Perhaps I take choice too seriously. Rather than seeing it as an invitation to playful encounter, a way to explore the world God has placed before my feet (trusting always in his presence to comfort me in the bumps and bruises attained along the way), I dread choice because I recognize too much room for error. Certain choices preclude others, and how can I choose the best, when I know myself short-sighted, lacking in wisdom, ignorant of the future, blind to variables? When I know, in short, that I am not God?

Yet perhaps that is the point. That knowledge — recognition — of my limitations. That moving forward in a fear and trembling that is nothing if not faith.

I’ve been reflecting recently on grace. On what exactly it is (and isn’t). Within protestant traditions, we have a tendency to think about grace in the widest possible way: an unmerited gift. And don’t get me wrong, I love that definition. The breath in my lungs is grace, as is the strength to get out of bed this morning; the colors of last night’s sunset; my nephew’s smile when I walked into the room. I have done nothing to earn any of this, and the more I recognize the gift inherent in the details of my life, the more my soul is set free to worship. To exist in a state of wonder and awe not unlike that of which Mary Oliver writes in her poem “Mindful“:

It was what I was born for —
to look, to listen,

to lose myself
inside this soft world —
to instruct myself
over and over

in joy,
and acclamation.

Yet that is only one definition of grace. The more specific one (what Catholics usually mean when they refer to it) is “unmerited divine assistance given to humans for their regeneration or sanctification.”

The significance of this difference, in my mind, is that it helps us recognize — with gratitude — that which does not manifest as obviously as “gift.” Under this definition, much is grace that is also painful, difficult, and heartbreaking. As Cowper declares in his hymn,

Judge not the Lord by feeble sense.
But trust Him for His grace;
Behind a frowning providence
He hides a smiling face.

His purposes will ripen fast,
Unfolding every hour;
The bud may have a bitter taste,
But sweet will be the flower.

In fact, if the great human rebellion lies in determining to be God — to exist in ourselves and for ourselves, immutable, self-sufficient, and in control — then grace is precisely that which awakens us to our limitations. That which reminds us that we can’t, in fact, do it alone. That we are not — cannot be, will never be — God.

Choice, then, is not simply an oft-dreaded, ever-present, and inconvenient reality of my 21st-century life. It — like marriage (that joyous and painful winnowing ground) and singleness (a furnace all its own) — is a sacrament: an external reality through which grace enters the mundane, sacred details of our everyday lives.

My brother and I have discussed this subject often this fall, as we’ve walked through the fields around Santa Cruz or driven the hours to L.A. and back. Regardless of one’s best intentions, it seems transition cannot help but raise questions about the future. About all the unknown paths and the choices that must be made between them. As I’ve fielded questions (my own and others’) about those choices, my brother has been there to remind me that, while I might theoretically prefer a world in which the future was set and all I had to do was face it with humility and love, that is not my calling — is not the life I was born to.
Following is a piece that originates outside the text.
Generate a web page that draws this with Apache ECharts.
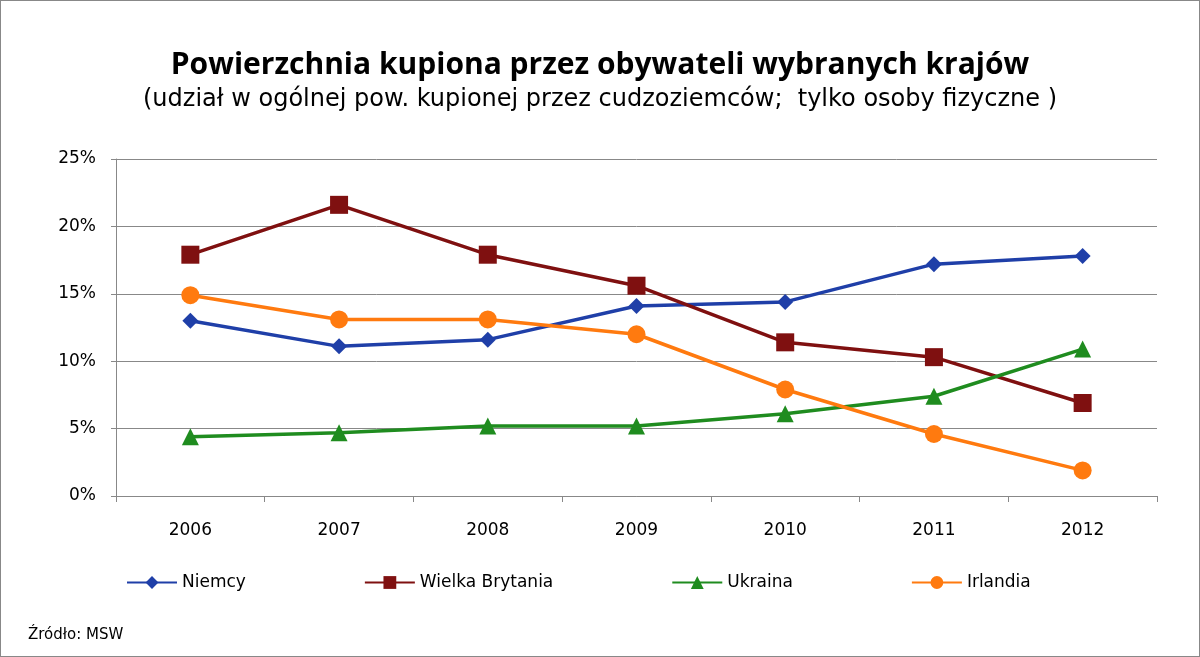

My calling (the life I must strive to submit myself to) is this messy reality of choice. This is the sacrament I must accept with open hands. The tabernacle in which I am invited to meet with God.

The church calendar begins anew in two weeks (with the first Sunday in Advent). As we go forward into this new year, readying our hearts once more for Christ, may we face our choices with the courage, faith, and awe that Mary demonstrated in accepting her own sacraments — a pregnancy and marriage not of her own choosing. May we know the truth of Christmas in the deepest places of our being: we are human, we are frail, we are limited, but Christ is with us; we are not alone.